## The problem
The listing below begins with the first line you should copy; stop after the line containing "pt_s4 = [0.0, 0.0, -0.04, -0.45, -2.7, -9.96, -30.3]", and drop every picture.
* begin Dataset content *
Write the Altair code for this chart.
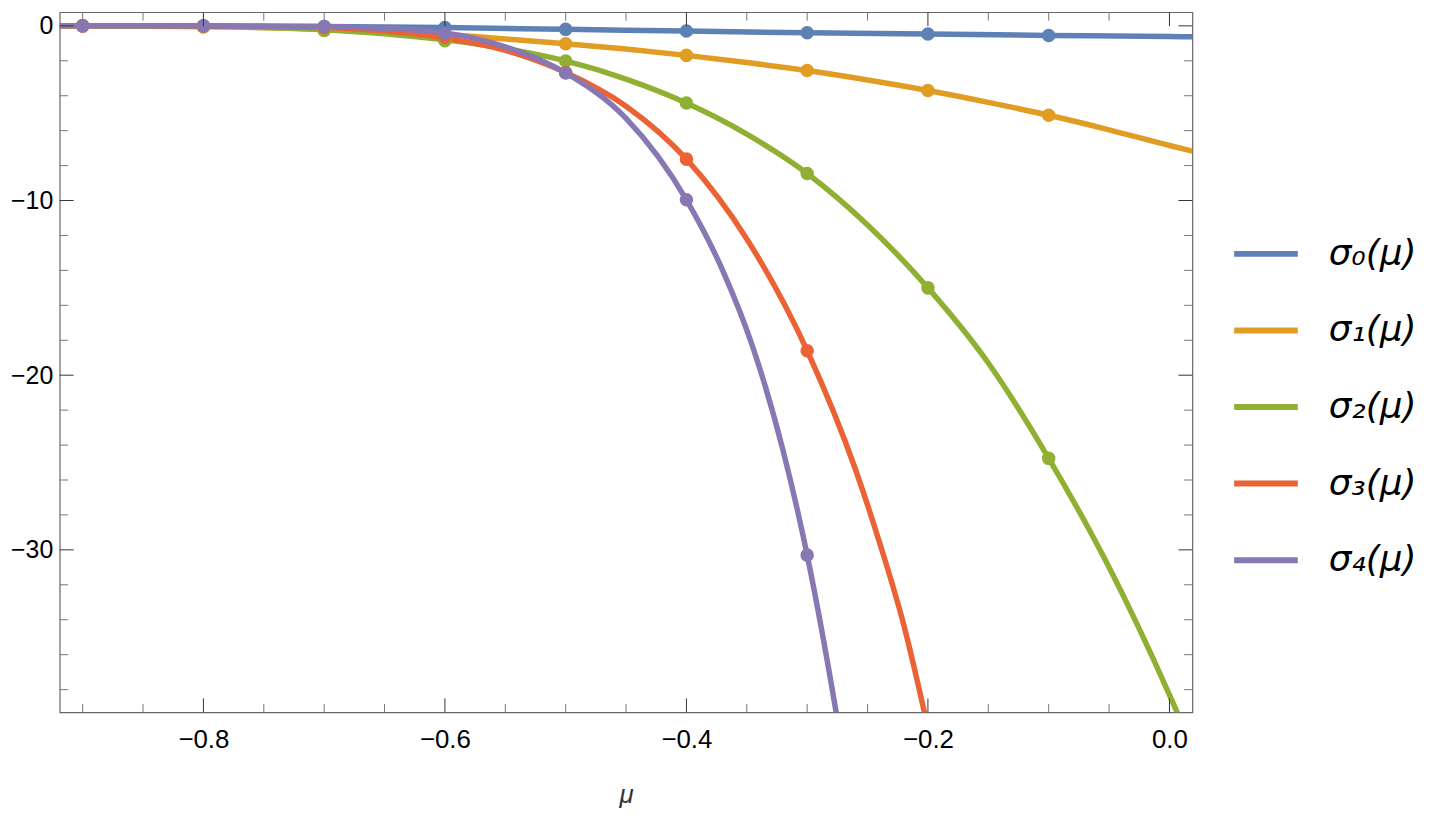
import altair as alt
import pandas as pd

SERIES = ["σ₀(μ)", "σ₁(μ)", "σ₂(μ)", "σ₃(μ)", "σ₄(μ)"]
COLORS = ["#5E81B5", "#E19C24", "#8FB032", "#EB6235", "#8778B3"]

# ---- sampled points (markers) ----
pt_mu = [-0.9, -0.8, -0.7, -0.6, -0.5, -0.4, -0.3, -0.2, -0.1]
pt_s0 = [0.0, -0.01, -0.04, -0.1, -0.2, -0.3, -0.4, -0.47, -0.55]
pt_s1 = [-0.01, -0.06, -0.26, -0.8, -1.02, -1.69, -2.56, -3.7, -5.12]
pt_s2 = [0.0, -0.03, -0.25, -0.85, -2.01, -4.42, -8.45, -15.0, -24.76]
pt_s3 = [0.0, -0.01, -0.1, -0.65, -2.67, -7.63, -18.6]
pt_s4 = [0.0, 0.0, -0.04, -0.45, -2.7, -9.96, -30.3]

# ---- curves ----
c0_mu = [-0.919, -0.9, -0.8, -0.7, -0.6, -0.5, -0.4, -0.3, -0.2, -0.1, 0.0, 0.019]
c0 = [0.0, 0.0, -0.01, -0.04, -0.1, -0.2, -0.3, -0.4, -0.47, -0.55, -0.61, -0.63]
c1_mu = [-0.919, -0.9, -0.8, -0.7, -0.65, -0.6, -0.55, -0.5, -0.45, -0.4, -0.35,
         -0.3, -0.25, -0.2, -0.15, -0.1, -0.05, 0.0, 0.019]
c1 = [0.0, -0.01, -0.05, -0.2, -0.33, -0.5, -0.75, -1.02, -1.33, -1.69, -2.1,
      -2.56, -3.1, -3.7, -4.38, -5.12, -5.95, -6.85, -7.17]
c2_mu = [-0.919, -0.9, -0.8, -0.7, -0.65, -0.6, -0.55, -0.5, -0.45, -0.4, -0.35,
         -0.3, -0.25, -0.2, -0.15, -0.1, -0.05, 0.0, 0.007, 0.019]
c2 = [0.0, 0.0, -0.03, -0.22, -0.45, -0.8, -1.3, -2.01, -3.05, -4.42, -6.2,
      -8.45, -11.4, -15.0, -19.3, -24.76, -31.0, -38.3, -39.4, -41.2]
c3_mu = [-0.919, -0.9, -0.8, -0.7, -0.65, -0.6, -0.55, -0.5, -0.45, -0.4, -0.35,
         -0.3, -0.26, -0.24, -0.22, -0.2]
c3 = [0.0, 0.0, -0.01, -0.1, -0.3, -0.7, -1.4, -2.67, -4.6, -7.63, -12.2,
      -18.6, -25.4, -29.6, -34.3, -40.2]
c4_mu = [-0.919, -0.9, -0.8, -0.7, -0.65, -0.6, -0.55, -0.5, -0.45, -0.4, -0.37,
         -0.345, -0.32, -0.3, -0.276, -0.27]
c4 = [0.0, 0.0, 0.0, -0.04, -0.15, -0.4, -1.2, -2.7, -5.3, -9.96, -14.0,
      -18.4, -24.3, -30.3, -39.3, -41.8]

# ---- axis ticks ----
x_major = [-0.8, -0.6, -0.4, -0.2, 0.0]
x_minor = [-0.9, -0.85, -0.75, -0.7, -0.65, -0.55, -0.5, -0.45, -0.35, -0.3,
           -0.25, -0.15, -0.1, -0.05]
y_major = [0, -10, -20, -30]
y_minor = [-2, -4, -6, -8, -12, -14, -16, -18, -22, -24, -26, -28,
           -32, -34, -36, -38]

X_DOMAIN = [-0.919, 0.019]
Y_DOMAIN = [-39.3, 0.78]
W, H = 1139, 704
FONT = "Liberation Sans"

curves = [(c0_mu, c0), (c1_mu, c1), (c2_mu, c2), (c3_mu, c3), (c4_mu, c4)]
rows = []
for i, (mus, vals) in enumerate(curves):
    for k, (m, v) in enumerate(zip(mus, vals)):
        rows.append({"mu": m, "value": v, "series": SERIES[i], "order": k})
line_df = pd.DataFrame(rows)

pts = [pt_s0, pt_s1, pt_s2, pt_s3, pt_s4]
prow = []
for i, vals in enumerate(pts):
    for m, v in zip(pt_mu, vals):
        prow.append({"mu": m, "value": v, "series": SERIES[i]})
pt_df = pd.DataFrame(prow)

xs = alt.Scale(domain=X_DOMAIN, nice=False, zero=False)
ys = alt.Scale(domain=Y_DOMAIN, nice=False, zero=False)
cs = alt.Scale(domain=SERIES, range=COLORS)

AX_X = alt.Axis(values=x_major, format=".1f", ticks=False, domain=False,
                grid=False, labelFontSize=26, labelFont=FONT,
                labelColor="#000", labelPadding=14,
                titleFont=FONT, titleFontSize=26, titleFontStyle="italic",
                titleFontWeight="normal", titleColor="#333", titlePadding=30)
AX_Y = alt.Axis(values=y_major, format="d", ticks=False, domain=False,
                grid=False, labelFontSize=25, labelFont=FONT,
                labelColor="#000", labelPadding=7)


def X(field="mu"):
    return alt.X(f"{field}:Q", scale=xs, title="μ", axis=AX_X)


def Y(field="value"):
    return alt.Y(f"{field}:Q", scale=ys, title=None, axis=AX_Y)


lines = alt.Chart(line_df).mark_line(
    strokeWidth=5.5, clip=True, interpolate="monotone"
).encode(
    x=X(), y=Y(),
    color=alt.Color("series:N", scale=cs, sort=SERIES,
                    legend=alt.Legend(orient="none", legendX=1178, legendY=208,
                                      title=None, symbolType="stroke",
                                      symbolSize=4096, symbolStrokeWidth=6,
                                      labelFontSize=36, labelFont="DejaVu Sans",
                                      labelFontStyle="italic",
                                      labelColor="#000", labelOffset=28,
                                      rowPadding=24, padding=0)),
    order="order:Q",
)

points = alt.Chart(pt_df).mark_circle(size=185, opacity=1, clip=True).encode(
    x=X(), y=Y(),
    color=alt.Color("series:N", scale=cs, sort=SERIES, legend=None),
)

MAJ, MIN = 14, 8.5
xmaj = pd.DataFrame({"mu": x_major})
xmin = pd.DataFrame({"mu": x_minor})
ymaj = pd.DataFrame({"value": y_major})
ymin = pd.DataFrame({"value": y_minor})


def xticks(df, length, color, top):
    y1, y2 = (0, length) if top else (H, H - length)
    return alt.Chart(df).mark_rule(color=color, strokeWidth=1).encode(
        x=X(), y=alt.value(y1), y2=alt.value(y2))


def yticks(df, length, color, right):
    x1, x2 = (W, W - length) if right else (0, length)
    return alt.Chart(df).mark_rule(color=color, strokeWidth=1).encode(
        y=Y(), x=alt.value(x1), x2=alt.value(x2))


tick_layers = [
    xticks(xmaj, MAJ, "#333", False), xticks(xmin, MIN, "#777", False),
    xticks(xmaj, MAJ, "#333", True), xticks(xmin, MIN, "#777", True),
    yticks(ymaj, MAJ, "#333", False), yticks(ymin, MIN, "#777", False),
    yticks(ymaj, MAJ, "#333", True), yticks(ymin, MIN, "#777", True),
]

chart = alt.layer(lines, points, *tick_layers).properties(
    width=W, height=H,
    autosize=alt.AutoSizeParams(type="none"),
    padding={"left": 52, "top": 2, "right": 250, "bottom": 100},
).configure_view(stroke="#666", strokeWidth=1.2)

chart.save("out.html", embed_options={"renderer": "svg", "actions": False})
* end Dataset content *
## Task result
Write the Altair code for this chart.
import altair as alt
import pandas as pd

SERIES = ["σ₀(μ)", "σ₁(μ)", "σ₂(μ)", "σ₃(μ)", "σ₄(μ)"]
COLORS = ["#5E81B5", "#E19C24", "#8FB032", "#EB6235", "#8778B3"]

# ---- sampled points (markers) ----
pt_mu = [-0.9, -0.8, -0.7, -0.6, -0.5, -0.4, -0.3, -0.2, -0.1]
pt_s0 = [0.0, -0.01, -0.04, -0.1, -0.2, -0.3, -0.4, -0.47, -0.55]
pt_s1 = [-0.01, -0.06, -0.26, -0.8, -1.02, -1.69, -2.56, -3.7, -5.12]
pt_s2 = [0.0, -0.03, -0.25, -0.85, -2.01, -4.42, -8.45, -15.0, -24.76]
pt_s3 = [0.0, -0.01, -0.1, -0.65, -2.67, -7.63, -18.6]
pt_s4 = [0.0, 0.0, -0.04, -0.45, -2.7, -9.96, -30.3]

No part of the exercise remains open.